The Proposal is light summer fare – so light that it requires Steenburgen and Nelson’s grounding performance to keep it from fluttering away. Nelson, in particular, is deeply affecting as the one person who doesn’t buy Margaret and Andrew’s engagement – and has been deeply hurt by Andrew’s decision to forsake the family empire for a desk job in New York.

Bullock is at her best here – she’s not afraid to let us see the beginnings of laugh lines and crow’s feet and, as a result, she seems to have grown into her face, and that gives her performance added spark. She makes Margaret’s sudden changes believable – something that is absolutely essential for the film to work.

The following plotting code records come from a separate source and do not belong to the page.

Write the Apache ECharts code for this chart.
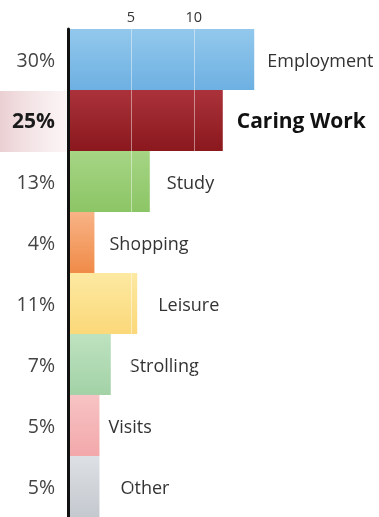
<!DOCTYPE html>
<html>
<head>
<meta charset="utf-8">
<script src="https://cdn.jsdelivr.net/npm/echarts@6/dist/echarts.min.js"></script>
<style>
  html, body { margin: 0; padding: 0; background: #fff; }
  #chart { width: 379px; height: 517px; }
</style>
</head>
<body>
<div id="chart"></div>
<script>
// 类别与数值（小时/周）
var categories = ['Employment', 'Caring Work', 'Study', 'Shopping', 'Leisure', 'Strolling', 'Visits', 'Other']
var hours = [14.8, 12.3, 6.5, 2.1, 5.5, 3.4, 2.5, 2.5]
var shares = ['30%', '25%', '13%', '4%', '11%', '7%', '5%', '5%']
var tickLabels = [5, 10]

// 每根柱子的颜色（上浅下深）
var barColors = [
  ['#93c8ec', '#6db0e2'],
  ['#ab323a', '#8a181d'],
  ['#a6d584', '#8cc566'],
  ['#f8b386', '#f08b48'],
  ['#fde9a2', '#fbd879'],
  ['#bde2bf', '#a3d2a7'],
  ['#f7c3c4', '#f3a8aa'],
  ['#dde0e4', '#c4c9cf']
]
// 标签距柱尾的距离
var labelGap = [13, 14, 17, 15, 21, 19, 9, 21]
var highlight = 1

var chart = echarts.init(document.getElementById('chart'), null, { renderer: 'canvas' })

var seriesData = hours.map(function (v, i) {
  var bold = i === highlight
  return {
    value: v,
    itemStyle: {
      color: new echarts.graphic.LinearGradient(0, 0, 0, 1, [
        { offset: 0, color: barColors[i][0] },
        { offset: 1, color: barColors[i][1] }
      ])
    },
    label: {
      distance: labelGap[i],
      fontWeight: bold ? 'bold' : 'normal',
      fontSize: bold ? 21 : 18,
      color: bold ? '#111' : '#333'
    }
  }
})

var option = {
  backgroundColor: '#fff',
  animation: false,
  textStyle: { fontFamily: 'Open Sans' },
  graphic: [
    {
      type: 'rect',
      z: -10,
      shape: { x: 0, y: 91, width: 67, height: 61 },
      style: {
        fill: new echarts.graphic.LinearGradient(0, 0, 1, 0, [
          { offset: 0, color: 'rgba(214,160,166,0.5)' },
          { offset: 1, color: 'rgba(240,214,217,0.25)' }
        ])
      }
    }
  ],
  grid: { left: 68, width: 302, top: 29, bottom: 0, containLabel: false },
  xAxis: {
    type: 'value',
    position: 'top',
    min: 0,
    max: 24,
    interval: 5,
    axisLine: { show: false },
    axisTick: { show: false },
    splitLine: { show: false },
    axisLabel: {
      margin: 4,
      fontSize: 14.5,
      color: '#333',
      formatter: function (v) {
        return tickLabels.indexOf(v) >= 0 ? String(v) : ''
      }
    }
  },
  yAxis: {
    type: 'category',
    inverse: true,
    z: 5,
    data: categories,
    axisLine: { show: true, lineStyle: { color: '#111', width: 3 } },
    axisTick: { show: false },
    axisLabel: {
      margin: 13,
      formatter: function (val, idx) {
        return idx === highlight ? '{b|' + shares[idx] + '}' : '{n|' + shares[idx] + '}'
      },
      rich: {
        n: { fontSize: 19.5, color: '#444', fontFamily: 'Open Sans', padding: [4, 0, 0, 0] },
        b: { fontSize: 21, color: '#1a1a1a', fontWeight: 'bold', fontFamily: 'Open Sans', padding: [3, 0, 0, 0] }
      }
    }
  },
  series: [
    {
      type: 'bar',
      data: seriesData,
      barCategoryGap: 0,
      label: {
        show: true,
        position: 'right',
        offset: [0, 2],
        formatter: function (p) { return categories[p.dataIndex] }
      },
      markLine: {
        silent: true,
        symbol: 'none',
        label: { show: false },
        lineStyle: { color: 'rgba(255,255,255,0.45)', type: 'solid', width: 1 },
        data: tickLabels.map(function (t) { return { xAxis: t } })
      }
    }
  ]
}

chart.setOption(option)
</script>
</body>
</html>
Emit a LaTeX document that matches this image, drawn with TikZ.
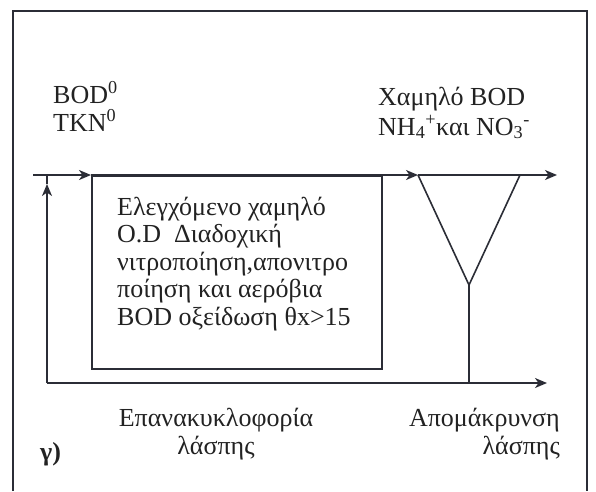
\documentclass[tikz,border=0pt]{standalone}
\usepackage{fontspec}
\setmainfont{Liberation Serif}
\usetikzlibrary{arrows.meta}
\definecolor{ink}{HTML}{2B2D36}
\definecolor{txt}{HTML}{222222}
\tikzset{
  wire/.style={draw=ink, line width=1.6pt},
  flow/.style={wire, -{Stealth[length=12pt,width=10pt,inset=3.5pt]}},
  lbl/.style={inner sep=0pt, text=txt, font=\fontsize{26}{28}\selectfont},
  tank/.style={draw=ink, line width=1.6pt, inner sep=0pt}
}
\begin{document}
\begin{tikzpicture}[x=1pt,y=-1pt]
\useasboundingbox (0,0) rectangle (596,491);
% outer frame, open at the bottom
\draw[wire] (13,491) -- (13,11) -- (587,11) -- (587,491);

% points of the flow lines
\coordinate (in)    at (33,175);
\coordinate (clIn)  at (418,175);
\coordinate (effl)  at (557,175);
\coordinate (clBot) at (469,285);
\coordinate (clR)   at (520,175);
\coordinate (rasJ)  at (469,383);
\coordinate (rasL)  at (47,383);
\coordinate (rasUp) at (47,184);
\coordinate (rasT)  at (47,175);
\coordinate (wasE)  at (547,383);

% reactor
\node[tank, minimum width=290pt, minimum height=193pt, anchor=north west] (reactor) at (91,175) {};

% influent line through to the effluent
\draw[flow] (in) -- (reactor.north west);
\draw[flow] (reactor.north west) -- (clIn);
\draw[flow] (clIn) -- (effl);

% clarifier
\draw[wire] (clIn) -- (clBot) -- (clR);
\draw[wire] (clBot) -- (rasJ);

% sludge return and wasting
\draw[flow] (rasL) -- (rasUp);
\draw[wire] (rasUp) -- (rasT);
\draw[flow] (rasL) -- (wasE);

% labels (base anchor sits on the last line)
\node[lbl, anchor=base west, align=left] (infl) at (53,131)
  {BOD\textsuperscript{0}\\TKN\textsuperscript{0}};
\node[lbl, anchor=base west, align=left, font=\fontsize{26}{30}\selectfont] (efflTxt) at (378,135)
  {Χαμηλό BOD\\NH\textsubscript{4}\textsuperscript{+}και NO\textsubscript{3}\textsuperscript{-}};
\node[lbl, anchor=base west, align=left, font=\fontsize{26}{27.5}\selectfont] (reactTxt) at (117,325)
  {Ελεγχόμενο χαμηλό\\O.D\ \ Διαδοχική\\νιτροποίηση,απονιτρο\\ποίηση και αερόβια\\BOD οξείδωση θx>15};
\node[lbl, anchor=base, align=center] (rasTxt) at (216,454)
  {Επανακυκλοφορία\\λάσπης};
\node[lbl, anchor=base east, align=right] (wasTxt) at (560,454)
  {Απομάκρυνση\\λάσπης};
\node[lbl, anchor=base west, font=\fontsize{26}{28}\selectfont\bfseries] (tag) at (40,460) {γ)};
\end{tikzpicture}
\end{document}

Reynolds may not be the next Cary Grant – or even Hugh Grant – but he shares some crucial talents with both: there is no one in his generation who does a more convincing, or funnier, slow burn. In fact, one of his biggest strengths is that he listens and reacts in such a way that we find ourselves believing in him even when the plot takes turns that might otherwise be clichéd.

Anne Fletcher [27 Dresses] takes Peter Chiarelli’s frothy script and her talented cast and combines them into a slight, fizzy concoction that has the ability to generate laughter in places where it probably shouldn’t. The Proposal is a slight, fluffy entertainment that requires little work on the part of its audience. It has enough memorable moments that it won’t completely fade from your memory the instant you leave the theater [like the dog and eagle bit], so it’s not completely throwaway. In short, then, The Proposal is good natured fun and a very viable alternative to the summer’s tentpole action flicks.

Final Grade: B

2 Comments

  1. "The Proposal" is a romantic comedy about a single Canadian woman executive who must do something quickly to prevent being deported and thus keep her NYC job. The solution is to force her male assistant to agree to a sham marriage. The talented cast do their best with a poor plot/script but there are some chuckles, beautiful Mass. scenery, and some almost completely nude scenes.

    GRADE = "B-"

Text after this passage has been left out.